── DATA EXCERPT ──

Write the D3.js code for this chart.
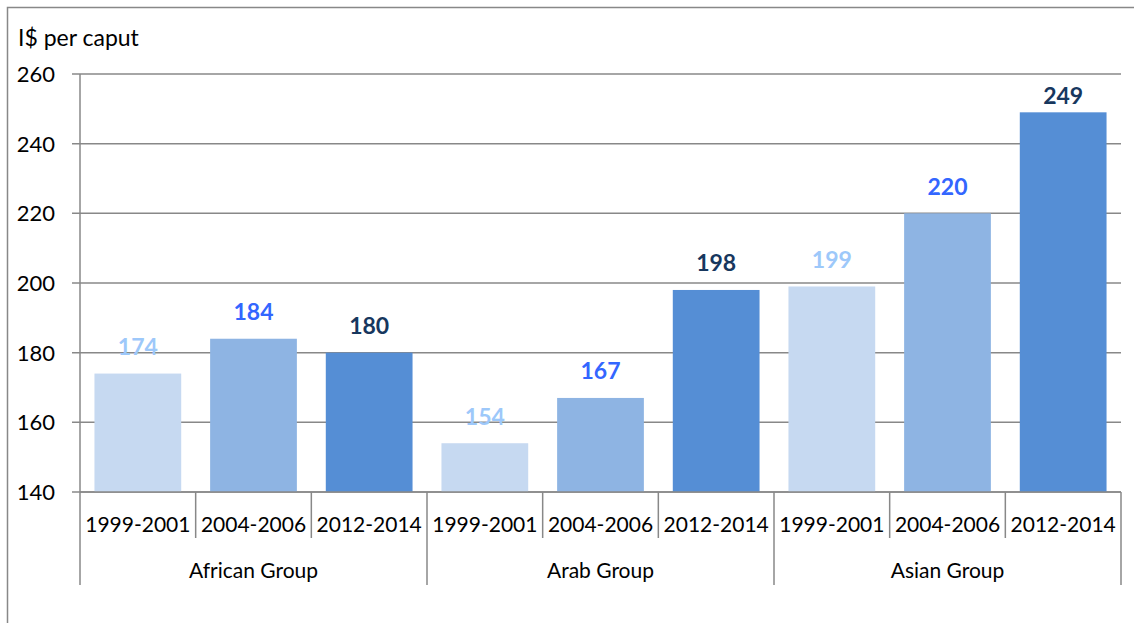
<!DOCTYPE html>
<html>
<head>
<meta charset="utf-8">
<script src="https://cdn.jsdelivr.net/npm/d3@7"></script>
<style>
  body { margin: 0; background: #fff; }
  text { font-family: Lato, "Open Sans", sans-serif; }
</style>
</head>
<body>
<div id="chart"></div>
<script>
// chart data
var groups = ["African Group", "Arab Group", "Asian Group"];
var periods = ["1999-2001", "2004-2006", "2012-2014"];
var values = [
  [174, 184, 180],
  [154, 167, 198],
  [199, 220, 249]
];
var yTicks = [140, 160, 180, 200, 220, 240, 260];
var yTitle = "I$ per caput";

var barColors = ["#c6d9f1", "#8eb4e3", "#558ed5"];
var labelColors = ["#9dc8fa", "#3366ff", "#17375e"];

var width = 1134, height = 623;
var margin = {top: 74, right: 13, bottom: 131, left: 80};
var innerW = width - margin.left - margin.right;
var innerH = height - margin.top - margin.bottom;

var svg = d3.select("#chart").append("svg")
  .attr("width", width)
  .attr("height", height);

// outer frame (only top and left edges are visible)
svg.append("path")
  .attr("d", "M7.5," + height + "V7.5H" + width)
  .attr("fill", "none")
  .attr("stroke", "#888")
  .attr("stroke-width", 1.5);

var g = svg.append("g")
  .attr("transform", "translate(" + margin.left + "," + margin.top + ")");

var y = d3.scaleLinear().domain([140, 260]).range([innerH, 0]);
var x0 = d3.scaleBand().domain(groups).range([0, innerW]);
var x1 = d3.scaleBand().domain(periods).range([0, x0.bandwidth()])
  .paddingInner(0.25).paddingOuter(0.125);

// gridlines
g.selectAll("line.grid")
  .data(yTicks)
  .enter().append("line")
  .attr("class", "grid")
  .attr("x1", -8)
  .attr("x2", innerW)
  .attr("y1", function(d) { return y(d); })
  .attr("y2", function(d) { return y(d); })
  .attr("stroke", "#888")
  .attr("stroke-width", 1.5);

// y tick labels
g.selectAll("text.ytick")
  .data(yTicks)
  .enter().append("text")
  .attr("class", "ytick")
  .attr("x", -25)
  .attr("y", function(d) { return y(d); })
  .attr("dy", "0.36em")
  .attr("text-anchor", "end")
  .style("font-size", "22px")
  .attr("fill", "#000")
  .text(function(d) { return d; });

svg.append("text")
  .attr("x", 18)
  .attr("y", 38)
  .attr("dy", "0.36em")
  .style("font-size", "23px")
  .attr("fill", "#000")
  .text(yTitle);

// bars
var grp = g.selectAll("g.group")
  .data(groups)
  .enter().append("g")
  .attr("class", "group")
  .attr("transform", function(d) { return "translate(" + x0(d) + ",0)"; });

grp.selectAll("rect")
  .data(function(d, i) { return values[i]; })
  .enter().append("rect")
  .attr("x", function(d, j) { return x1(periods[j]); })
  .attr("y", function(d) { return y(d); })
  .attr("width", x1.bandwidth())
  .attr("height", function(d) { return innerH - y(d); })
  .attr("fill", function(d, j) { return barColors[j]; });

// value labels, kept inside the plot area like the original
grp.selectAll("text.value")
  .data(function(d, i) { return values[i]; })
  .enter().append("text")
  .attr("class", "value")
  .attr("x", function(d, j) { return x1(periods[j]) + x1.bandwidth() / 2; })
  .attr("y", function(d) { return Math.max(y(d) - 27, 22); })
  .attr("dy", "0.36em")
  .attr("text-anchor", "middle")
  .style("font-size", "23px")
  .style("font-weight", "bold")
  .attr("fill", function(d, j) { return labelColors[j]; })
  .text(function(d) { return d; });

// x axis base line
g.append("line")
  .attr("x1", 0).attr("x2", innerW)
  .attr("y1", innerH).attr("y2", innerH)
  .attr("stroke", "#888")
  .attr("stroke-width", 1.5);

// y axis line, reaching down past the group labels
g.append("line")
  .attr("x1", 0).attr("x2", 0)
  .attr("y1", 0).attr("y2", innerH + 93)
  .attr("stroke", "#888")
  .attr("stroke-width", 1.5);

// period separators and labels
groups.forEach(function(gname) {
  periods.forEach(function(p, j) {
    var left = x0(gname) + j * x1.step();
    if (j > 0) {
      g.append("line")
        .attr("x1", left).attr("x2", left)
        .attr("y1", innerH).attr("y2", innerH + 46)
        .attr("stroke", "#888")
        .attr("stroke-width", 1.5);
    }
    g.append("text")
      .attr("x", left + x1.step() / 2)
      .attr("y", innerH + 32)
      .attr("dy", "0.36em")
      .attr("text-anchor", "middle")
      .style("font-size", "21px")
      .attr("fill", "#000")
      .text(p);
  });

  // group separator at right edge
  g.append("line")
    .attr("x1", x0(gname) + x0.bandwidth()).attr("x2", x0(gname) + x0.bandwidth())
    .attr("y1", innerH).attr("y2", innerH + 93)
    .attr("stroke", "#888")
    .attr("stroke-width", 1.5);

  g.append("text")
    .attr("x", x0(gname) + x0.bandwidth() / 2)
    .attr("y", innerH + 78)
    .attr("dy", "0.36em")
    .attr("text-anchor", "middle")
    .style("font-size", "21px")
    .attr("fill", "#000")
    .text(gname);
});
</script>
</body>
</html>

───

● **EXERCISE PROMPT**: List the lines of the material in which the word "chart" occurs.

● **ANSWER TO THE EXERCISE**:
Write the D3.js code for this chart.
<div id="chart"></div>
// chart data
var svg = d3.select("#chart").append("svg")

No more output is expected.